**EXERCISE REQUIREMENTS**: Reproduce exactly, and nothing else, the lines from the one that contains "Emit a web page" through the one that contains "5.33, 6.1, 6.6];". Leave the pictures out.

**DATASET CONTENT**:
------------------------------------
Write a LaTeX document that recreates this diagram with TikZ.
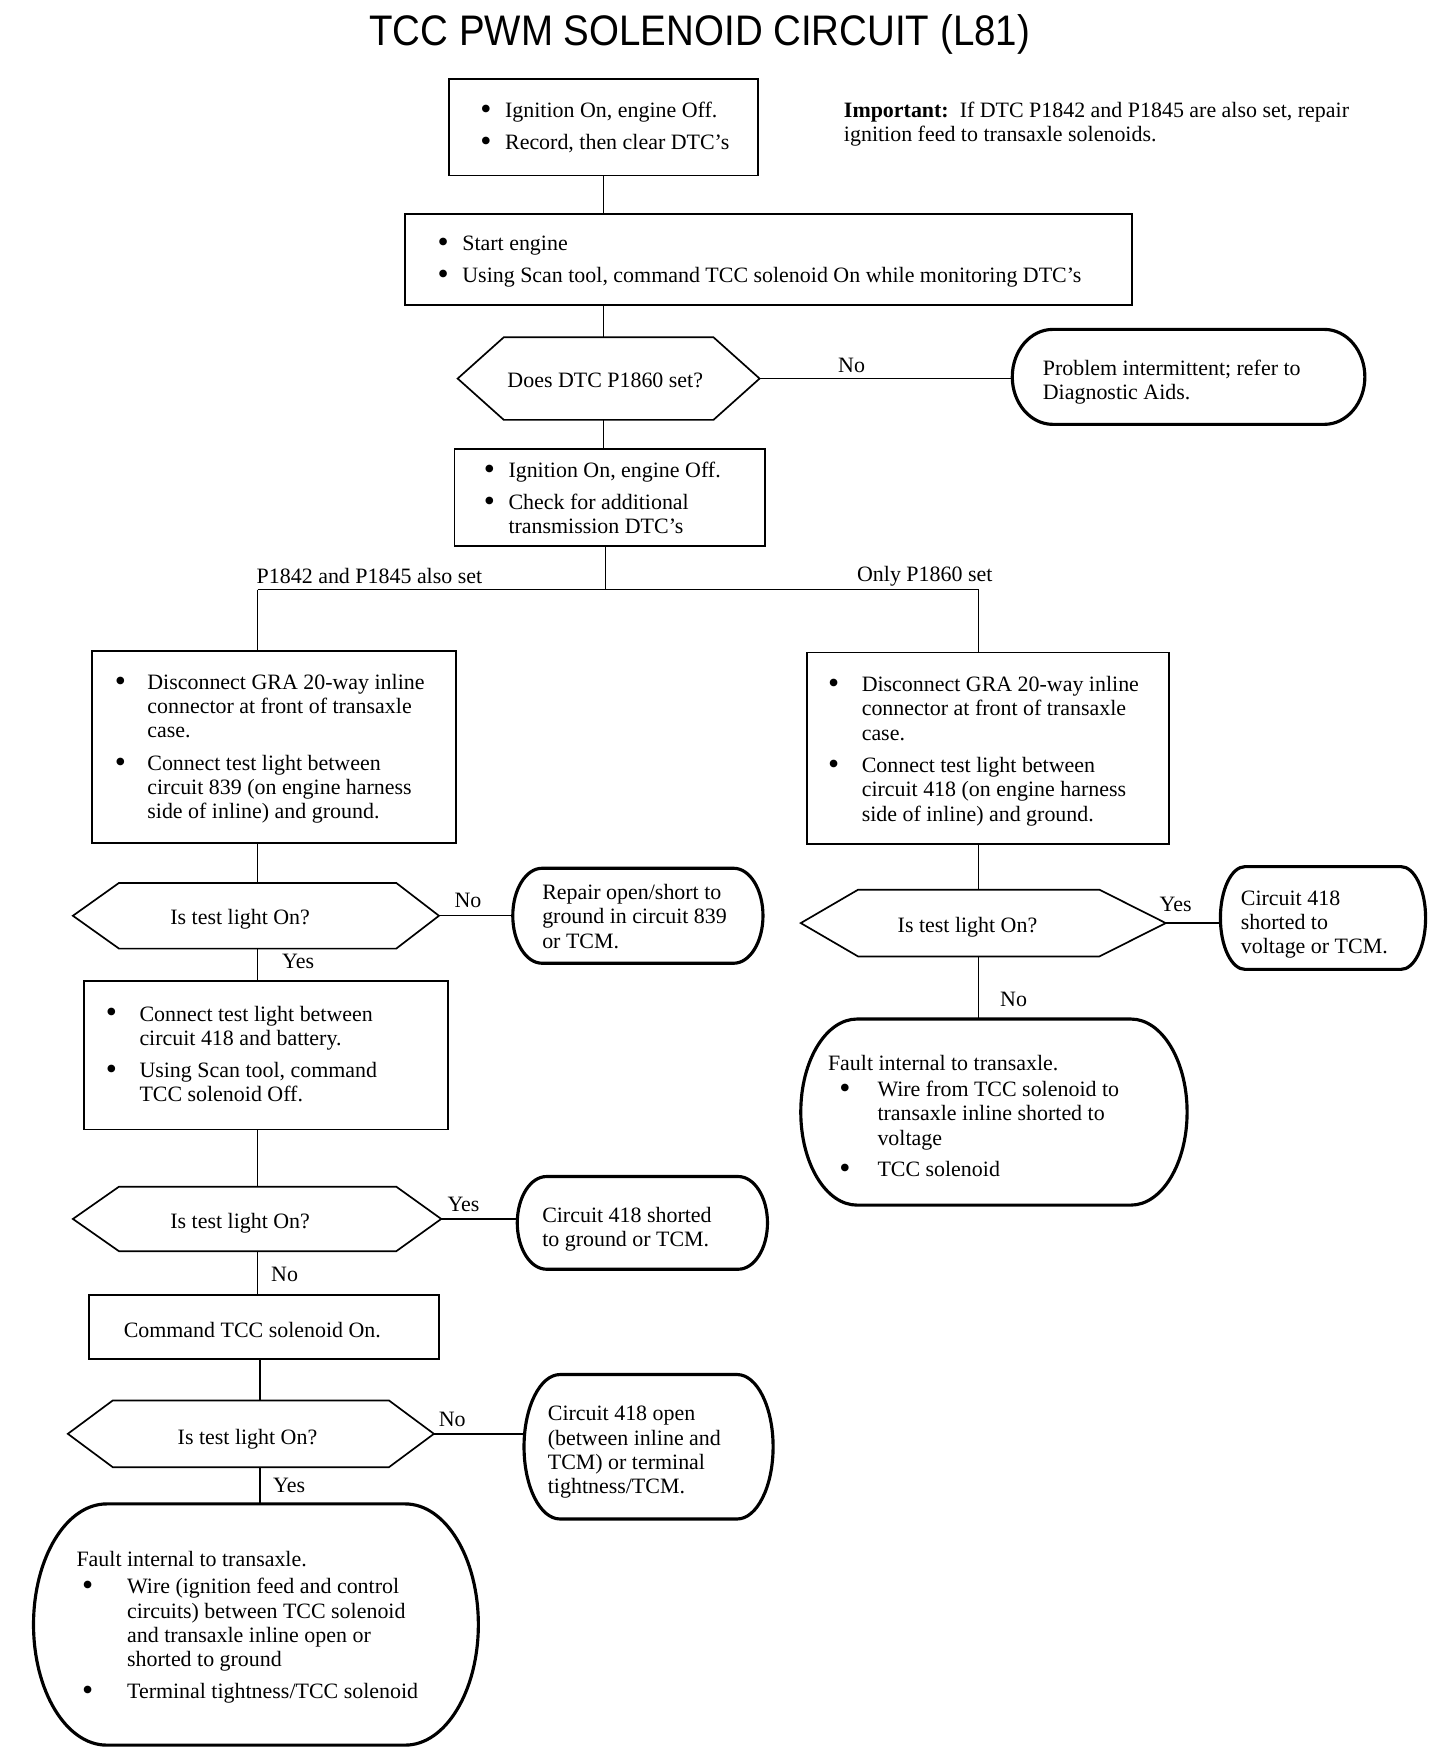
------------------------------------
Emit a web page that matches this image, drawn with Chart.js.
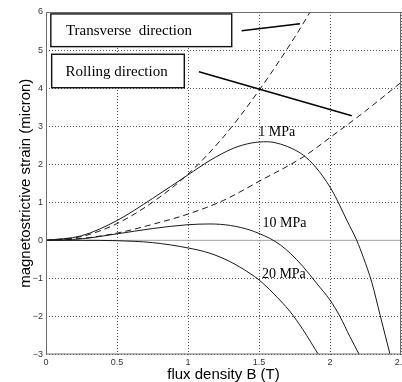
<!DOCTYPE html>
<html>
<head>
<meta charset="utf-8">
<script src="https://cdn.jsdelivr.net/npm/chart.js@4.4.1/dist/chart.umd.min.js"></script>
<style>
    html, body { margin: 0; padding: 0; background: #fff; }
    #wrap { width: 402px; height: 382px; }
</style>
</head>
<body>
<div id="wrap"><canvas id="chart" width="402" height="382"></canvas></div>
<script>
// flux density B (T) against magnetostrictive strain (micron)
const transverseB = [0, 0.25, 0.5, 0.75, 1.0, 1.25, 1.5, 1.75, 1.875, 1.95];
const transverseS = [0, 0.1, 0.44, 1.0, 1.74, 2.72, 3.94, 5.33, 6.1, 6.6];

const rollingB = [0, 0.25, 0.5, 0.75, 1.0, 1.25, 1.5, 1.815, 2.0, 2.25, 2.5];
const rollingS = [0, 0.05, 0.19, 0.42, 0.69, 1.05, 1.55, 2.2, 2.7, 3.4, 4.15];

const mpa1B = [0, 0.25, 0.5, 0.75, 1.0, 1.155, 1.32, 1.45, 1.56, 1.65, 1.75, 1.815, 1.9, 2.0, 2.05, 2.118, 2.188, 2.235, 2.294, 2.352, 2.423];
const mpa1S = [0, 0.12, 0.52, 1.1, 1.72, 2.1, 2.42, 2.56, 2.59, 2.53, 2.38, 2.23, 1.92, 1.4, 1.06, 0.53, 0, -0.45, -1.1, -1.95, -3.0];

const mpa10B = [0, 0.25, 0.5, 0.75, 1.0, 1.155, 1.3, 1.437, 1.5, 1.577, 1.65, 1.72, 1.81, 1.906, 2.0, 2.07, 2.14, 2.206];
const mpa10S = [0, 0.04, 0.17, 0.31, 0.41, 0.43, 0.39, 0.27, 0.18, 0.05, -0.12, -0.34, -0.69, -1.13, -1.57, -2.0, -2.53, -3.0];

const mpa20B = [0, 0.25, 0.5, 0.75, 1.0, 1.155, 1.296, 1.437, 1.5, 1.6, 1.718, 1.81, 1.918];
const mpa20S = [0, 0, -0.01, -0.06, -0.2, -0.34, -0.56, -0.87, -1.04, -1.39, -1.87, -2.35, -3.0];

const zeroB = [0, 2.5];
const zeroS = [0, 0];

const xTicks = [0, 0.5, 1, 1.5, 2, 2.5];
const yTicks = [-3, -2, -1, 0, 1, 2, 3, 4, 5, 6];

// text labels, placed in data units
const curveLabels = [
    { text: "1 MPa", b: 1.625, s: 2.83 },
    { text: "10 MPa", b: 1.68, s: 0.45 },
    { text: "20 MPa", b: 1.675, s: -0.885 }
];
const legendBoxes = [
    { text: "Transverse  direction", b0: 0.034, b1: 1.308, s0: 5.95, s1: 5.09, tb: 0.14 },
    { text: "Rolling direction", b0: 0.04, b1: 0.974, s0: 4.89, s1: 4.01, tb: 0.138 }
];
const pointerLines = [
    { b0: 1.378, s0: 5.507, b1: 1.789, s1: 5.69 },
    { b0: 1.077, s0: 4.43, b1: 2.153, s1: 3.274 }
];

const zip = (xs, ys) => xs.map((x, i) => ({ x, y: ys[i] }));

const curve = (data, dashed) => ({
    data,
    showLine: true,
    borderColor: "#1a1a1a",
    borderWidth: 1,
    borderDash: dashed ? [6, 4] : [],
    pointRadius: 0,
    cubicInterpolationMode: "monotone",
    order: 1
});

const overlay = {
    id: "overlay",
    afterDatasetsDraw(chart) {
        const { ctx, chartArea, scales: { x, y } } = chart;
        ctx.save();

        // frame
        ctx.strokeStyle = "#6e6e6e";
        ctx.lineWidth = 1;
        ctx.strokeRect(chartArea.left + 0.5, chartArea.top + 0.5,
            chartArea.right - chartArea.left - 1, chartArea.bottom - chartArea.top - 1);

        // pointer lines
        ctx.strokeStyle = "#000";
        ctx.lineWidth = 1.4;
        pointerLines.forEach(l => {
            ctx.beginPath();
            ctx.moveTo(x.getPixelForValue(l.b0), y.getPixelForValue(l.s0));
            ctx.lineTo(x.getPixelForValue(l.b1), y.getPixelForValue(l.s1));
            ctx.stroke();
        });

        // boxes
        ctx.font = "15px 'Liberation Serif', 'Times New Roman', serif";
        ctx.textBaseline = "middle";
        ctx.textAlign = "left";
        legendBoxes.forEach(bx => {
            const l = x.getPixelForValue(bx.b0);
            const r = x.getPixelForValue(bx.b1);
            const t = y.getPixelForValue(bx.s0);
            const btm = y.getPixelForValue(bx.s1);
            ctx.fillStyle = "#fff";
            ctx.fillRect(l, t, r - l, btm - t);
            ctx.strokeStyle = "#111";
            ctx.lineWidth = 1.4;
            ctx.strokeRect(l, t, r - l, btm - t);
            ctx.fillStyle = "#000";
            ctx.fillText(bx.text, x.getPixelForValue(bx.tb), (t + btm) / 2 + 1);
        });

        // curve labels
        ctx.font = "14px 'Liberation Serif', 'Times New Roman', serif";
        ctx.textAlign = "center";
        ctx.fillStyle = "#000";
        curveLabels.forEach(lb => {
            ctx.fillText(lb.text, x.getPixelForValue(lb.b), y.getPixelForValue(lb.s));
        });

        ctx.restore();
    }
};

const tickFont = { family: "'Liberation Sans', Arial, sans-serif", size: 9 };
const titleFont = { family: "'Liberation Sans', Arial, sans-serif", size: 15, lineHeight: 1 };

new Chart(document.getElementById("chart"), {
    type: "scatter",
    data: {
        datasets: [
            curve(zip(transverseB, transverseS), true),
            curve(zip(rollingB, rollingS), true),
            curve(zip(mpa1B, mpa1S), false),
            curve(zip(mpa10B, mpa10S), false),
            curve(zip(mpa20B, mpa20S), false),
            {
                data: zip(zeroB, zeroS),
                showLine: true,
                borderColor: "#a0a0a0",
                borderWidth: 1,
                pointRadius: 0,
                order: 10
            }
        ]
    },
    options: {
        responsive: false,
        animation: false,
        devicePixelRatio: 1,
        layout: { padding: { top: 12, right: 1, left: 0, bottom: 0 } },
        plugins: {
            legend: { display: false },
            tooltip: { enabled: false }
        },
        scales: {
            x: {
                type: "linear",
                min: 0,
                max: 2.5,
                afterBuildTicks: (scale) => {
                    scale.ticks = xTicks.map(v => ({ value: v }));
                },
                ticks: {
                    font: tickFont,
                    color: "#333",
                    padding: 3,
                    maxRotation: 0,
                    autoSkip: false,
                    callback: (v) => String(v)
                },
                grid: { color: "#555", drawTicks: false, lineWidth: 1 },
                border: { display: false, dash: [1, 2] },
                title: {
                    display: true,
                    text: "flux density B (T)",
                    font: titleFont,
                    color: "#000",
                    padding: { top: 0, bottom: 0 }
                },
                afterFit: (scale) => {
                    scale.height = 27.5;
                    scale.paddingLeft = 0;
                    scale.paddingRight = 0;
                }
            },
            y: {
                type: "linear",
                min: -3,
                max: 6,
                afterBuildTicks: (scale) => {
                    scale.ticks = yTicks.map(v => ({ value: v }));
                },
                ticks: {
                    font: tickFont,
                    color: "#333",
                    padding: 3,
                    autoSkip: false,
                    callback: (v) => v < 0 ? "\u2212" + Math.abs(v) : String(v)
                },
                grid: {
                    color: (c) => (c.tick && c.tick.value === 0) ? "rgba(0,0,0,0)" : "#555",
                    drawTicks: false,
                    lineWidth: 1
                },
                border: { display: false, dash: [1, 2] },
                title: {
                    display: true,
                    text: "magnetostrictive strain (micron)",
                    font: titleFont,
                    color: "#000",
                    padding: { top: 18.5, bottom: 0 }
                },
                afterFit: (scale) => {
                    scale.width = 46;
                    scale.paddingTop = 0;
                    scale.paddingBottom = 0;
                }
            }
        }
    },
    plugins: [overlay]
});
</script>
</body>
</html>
------------------------------------
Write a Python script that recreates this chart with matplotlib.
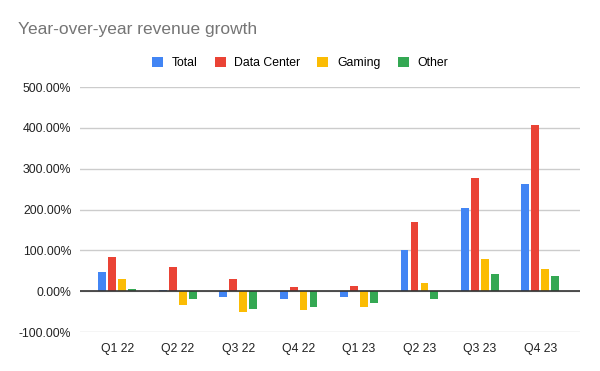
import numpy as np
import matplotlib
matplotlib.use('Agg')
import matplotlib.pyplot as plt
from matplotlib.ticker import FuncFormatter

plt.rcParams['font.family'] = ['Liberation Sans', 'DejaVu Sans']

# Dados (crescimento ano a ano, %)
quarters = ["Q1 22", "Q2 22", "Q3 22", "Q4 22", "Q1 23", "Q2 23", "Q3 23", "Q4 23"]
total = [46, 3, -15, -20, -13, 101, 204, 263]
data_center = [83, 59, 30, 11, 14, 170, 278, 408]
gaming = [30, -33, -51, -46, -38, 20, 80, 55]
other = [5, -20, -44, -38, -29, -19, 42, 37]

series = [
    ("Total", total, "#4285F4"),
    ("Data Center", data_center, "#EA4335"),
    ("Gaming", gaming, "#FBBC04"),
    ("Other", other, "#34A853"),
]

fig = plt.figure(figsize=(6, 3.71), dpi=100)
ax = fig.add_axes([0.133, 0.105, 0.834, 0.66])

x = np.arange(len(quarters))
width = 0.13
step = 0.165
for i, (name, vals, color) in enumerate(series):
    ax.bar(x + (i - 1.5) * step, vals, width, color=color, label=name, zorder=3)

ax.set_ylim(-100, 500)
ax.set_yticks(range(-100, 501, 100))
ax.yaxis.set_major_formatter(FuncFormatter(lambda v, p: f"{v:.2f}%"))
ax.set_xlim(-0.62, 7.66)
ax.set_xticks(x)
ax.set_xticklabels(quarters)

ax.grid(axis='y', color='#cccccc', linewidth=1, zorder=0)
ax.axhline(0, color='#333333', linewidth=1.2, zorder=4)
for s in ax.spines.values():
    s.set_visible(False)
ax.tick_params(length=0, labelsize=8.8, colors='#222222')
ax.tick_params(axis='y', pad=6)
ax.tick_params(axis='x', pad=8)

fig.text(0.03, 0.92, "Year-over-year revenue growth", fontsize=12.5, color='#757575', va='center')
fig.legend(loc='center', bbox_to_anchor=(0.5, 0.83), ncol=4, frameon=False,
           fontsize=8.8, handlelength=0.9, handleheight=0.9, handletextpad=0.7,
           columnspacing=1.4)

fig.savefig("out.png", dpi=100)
------------------------------------
**CORRECT ANSWER**:
Emit a web page that matches this image, drawn with Chart.js.
<!DOCTYPE html>
<html>
<head>
<meta charset="utf-8">
<script src="https://cdn.jsdelivr.net/npm/chart.js@4.4.1/dist/chart.umd.min.js"></script>
<style>
    html, body { margin: 0; padding: 0; background: #fff; }
    #wrap { width: 402px; height: 382px; }
</style>
</head>
<body>
<div id="wrap"><canvas id="chart" width="402" height="382"></canvas></div>
<script>
// flux density B (T) against magnetostrictive strain (micron)
const transverseB = [0, 0.25, 0.5, 0.75, 1.0, 1.25, 1.5, 1.75, 1.875, 1.95];
const transverseS = [0, 0.1, 0.44, 1.0, 1.74, 2.72, 3.94, 5.33, 6.1, 6.6];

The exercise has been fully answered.